▶ **The task**: Restate each line of the listing exactly, without carrying over any pictures.

** start **

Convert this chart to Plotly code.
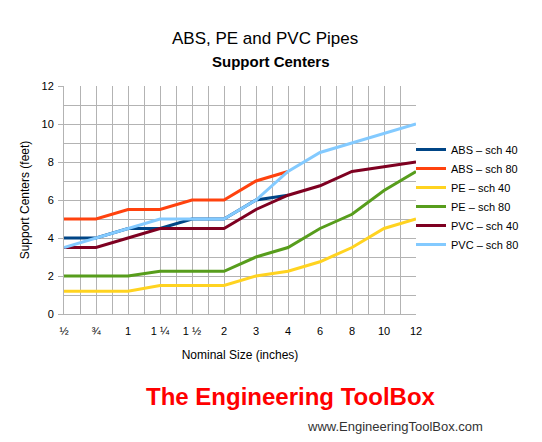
import plotly.graph_objs as go

sizes = ['½', '¾', '1', '1 ¼', '1 ½', '2', '3', '4', '6', '8', '10', '12']

abs_sch40 = [4, 4, 4.5, 4.5, 5, 5, 6, 6.25]
abs_sch80 = [5, 5, 5.5, 5.5, 6, 6, 7, 7.5]
pe_sch40 = [1.2, 1.2, 1.2, 1.5, 1.5, 1.5, 2, 2.25, 2.75, 3.5, 4.5, 5]
pe_sch80 = [2, 2, 2, 2.25, 2.25, 2.25, 3, 3.5, 4.5, 5.25, 6.5, 7.5]
pvc_sch40 = [3.5, 3.5, 4, 4.5, 4.5, 4.5, 5.5, 6.25, 6.75, 7.5, 7.75, 8]
pvc_sch80 = [3.5, 4, 4.5, 5, 5, 5, 6, 7.5, 8.5, 9, 9.5, 10]

series = [
    ('ABS – sch 40', abs_sch40, '#004586'),
    ('ABS – sch 80', abs_sch80, '#ff420e'),
    ('PE – sch 40', pe_sch40, '#ffd320'),
    ('PE – sch 80', pe_sch80, '#579d1c'),
    ('PVC – sch 40', pvc_sch40, '#7e0021'),
    ('PVC – sch 80', pvc_sch80, '#83caff'),
]

font = 'Liberation Sans, Arial, sans-serif'

# page body adds an 8px margin, so work in screen pixels and subtract it
OFF = 8
W, H = 542 - OFF, 442 - OFF
X0, X1, Y0, Y1 = 64, 416, 86, 314   # plot area on screen
L, T = X0 - OFF, Y0 - OFF
R, B = W - (X1 - OFF), H - (Y1 - OFF)

def px(x):
    return (x - X0) / (X1 - X0)

def py(y):
    return (Y1 - y) / (Y1 - Y0)

fig = go.Figure()
for name, vals, color in series:
    fig.add_trace(go.Scatter(x=list(range(len(vals))), y=vals, name=name, mode='lines',
                             line=dict(color=color, width=3)))

fig.update_layout(
    width=W, height=H,
    margin=dict(l=L, r=R, t=T, b=B, autoexpand=False),
    paper_bgcolor='white', plot_bgcolor='white',
    font=dict(family=font, size=11, color='black'),
    showlegend=True,
    legend=dict(x=px(411), y=py(197), xanchor='left', yanchor='middle',
                bgcolor='rgba(0,0,0,0)',
                font=dict(size=11), tracegroupgap=0, itemwidth=30),
)

fig.update_xaxes(
    range=[0, 11], tickvals=list(range(len(sizes))), ticktext=sizes,
    showgrid=True, gridcolor='#b3b3b3', gridwidth=1,
    minor=dict(dtick=0.5, tick0=0, showgrid=True, gridcolor='#b3b3b3'),
    showline=True, linecolor='#b3b3b3', zeroline=False, automargin=False,
    ticks='', tickfont=dict(size=11), ticklabelstandoff=7,
    title=dict(text='Nominal Size (inches)', font=dict(size=12), standoff=14),
)
fig.update_yaxes(
    range=[0, 12], dtick=2, tick0=0,
    showgrid=True, gridcolor='#b3b3b3', gridwidth=1,
    minor=dict(dtick=1, tick0=0, showgrid=True, gridcolor='#b3b3b3'),
    showline=True, linecolor='#b3b3b3', zeroline=False, automargin=False,
    ticks='outside', ticklen=5, tickcolor='#b3b3b3', tickfont=dict(size=11),
    ticklabelstandoff=2,
    title=dict(text='Support Centers (feet)', font=dict(size=12), standoff=9),
)

fig.add_annotation(text='ABS, PE and PVC Pipes', xref='paper', yref='paper',
                   x=px(265), y=py(38), xanchor='center', yanchor='middle',
                   showarrow=False, font=dict(size=17))
fig.add_annotation(text='<b>Support Centers</b>', xref='paper', yref='paper',
                   x=px(271), y=py(62), xanchor='center', yanchor='middle',
                   showarrow=False, font=dict(size=15))
fig.add_annotation(text='<b>The Engineering ToolBox</b>', xref='paper', yref='paper',
                   x=px(144), y=py(396), xanchor='left', yanchor='middle',
                   showarrow=False,
                   font=dict(family=font, size=24, color='#ff0000'))
fig.add_annotation(text='www.EngineeringToolBox.com', xref='paper', yref='paper',
                   x=px(305), y=py(426), xanchor='left', yanchor='middle',
                   showarrow=False, font=dict(size=13, color='#333333'))

fig.write_html("out.html")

** end **

▶ **Exercise solution**:
Convert this chart to Plotly code.
import plotly.graph_objs as go

sizes = ['½', '¾', '1', '1 ¼', '1 ½', '2', '3', '4', '6', '8', '10', '12']

abs_sch40 = [4, 4, 4.5, 4.5, 5, 5, 6, 6.25]
abs_sch80 = [5, 5, 5.5, 5.5, 6, 6, 7, 7.5]
pe_sch40 = [1.2, 1.2, 1.2, 1.5, 1.5, 1.5, 2, 2.25, 2.75, 3.5, 4.5, 5]
pe_sch80 = [2, 2, 2, 2.25, 2.25, 2.25, 3, 3.5, 4.5, 5.25, 6.5, 7.5]
pvc_sch40 = [3.5, 3.5, 4, 4.5, 4.5, 4.5, 5.5, 6.25, 6.75, 7.5, 7.75, 8]
pvc_sch80 = [3.5, 4, 4.5, 5, 5, 5, 6, 7.5, 8.5, 9, 9.5, 10]

series = [
    ('ABS – sch 40', abs_sch40, '#004586'),
    ('ABS – sch 80', abs_sch80, '#ff420e'),
    ('PE – sch 40', pe_sch40, '#ffd320'),
    ('PE – sch 80', pe_sch80, '#579d1c'),
    ('PVC – sch 40', pvc_sch40, '#7e0021'),
    ('PVC – sch 80', pvc_sch80, '#83caff'),
]

font = 'Liberation Sans, Arial, sans-serif'

# page body adds an 8px margin, so work in screen pixels and subtract it
OFF = 8
W, H = 542 - OFF, 442 - OFF
X0, X1, Y0, Y1 = 64, 416, 86, 314   # plot area on screen
L, T = X0 - OFF, Y0 - OFF
R, B = W - (X1 - OFF), H - (Y1 - OFF)

def px(x):
    return (x - X0) / (X1 - X0)

def py(y):
    return (Y1 - y) / (Y1 - Y0)

fig = go.Figure()
for name, vals, color in series:
    fig.add_trace(go.Scatter(x=list(range(len(vals))), y=vals, name=name, mode='lines',
                             line=dict(color=color, width=3)))

fig.update_layout(
    width=W, height=H,
    margin=dict(l=L, r=R, t=T, b=B, autoexpand=False),
    paper_bgcolor='white', plot_bgcolor='white',
    font=dict(family=font, size=11, color='black'),
    showlegend=True,
    legend=dict(x=px(411), y=py(197), xanchor='left', yanchor='middle',
                bgcolor='rgba(0,0,0,0)',
                font=dict(size=11), tracegroupgap=0, itemwidth=30),
)

fig.update_xaxes(
    range=[0, 11], tickvals=list(range(len(sizes))), ticktext=sizes,
    showgrid=True, gridcolor='#b3b3b3', gridwidth=1,
    minor=dict(dtick=0.5, tick0=0, showgrid=True, gridcolor='#b3b3b3'),
    showline=True, linecolor='#b3b3b3', zeroline=False, automargin=False,
    ticks='', tickfont=dict(size=11), ticklabelstandoff=7,
    title=dict(text='Nominal Size (inches)', font=dict(size=12), standoff=14),
)
fig.update_yaxes(
    range=[0, 12], dtick=2, tick0=0,
    showgrid=True, gridcolor='#b3b3b3', gridwidth=1,
    minor=dict(dtick=1, tick0=0, showgrid=True, gridcolor='#b3b3b3'),
    showline=True, linecolor='#b3b3b3', zeroline=False, automargin=False,
    ticks='outside', ticklen=5, tickcolor='#b3b3b3', tickfont=dict(size=11),
    ticklabelstandoff=2,
    title=dict(text='Support Centers (feet)', font=dict(size=12), standoff=9),
)

fig.add_annotation(text='ABS, PE and PVC Pipes', xref='paper', yref='paper',
                   x=px(265), y=py(38), xanchor='center', yanchor='middle',
                   showarrow=False, font=dict(size=17))
fig.add_annotation(text='<b>Support Centers</b>', xref='paper', yref='paper',
                   x=px(271), y=py(62), xanchor='center', yanchor='middle',
                   showarrow=False, font=dict(size=15))
fig.add_annotation(text='<b>The Engineering ToolBox</b>', xref='paper', yref='paper',
                   x=px(144), y=py(396), xanchor='left', yanchor='middle',
                   showarrow=False,
                   font=dict(family=font, size=24, color='#ff0000'))
fig.add_annotation(text='www.EngineeringToolBox.com', xref='paper', yref='paper',
                   x=px(305), y=py(426), xanchor='left', yanchor='middle',
                   showarrow=False, font=dict(size=13, color='#333333'))

fig.write_html("out.html")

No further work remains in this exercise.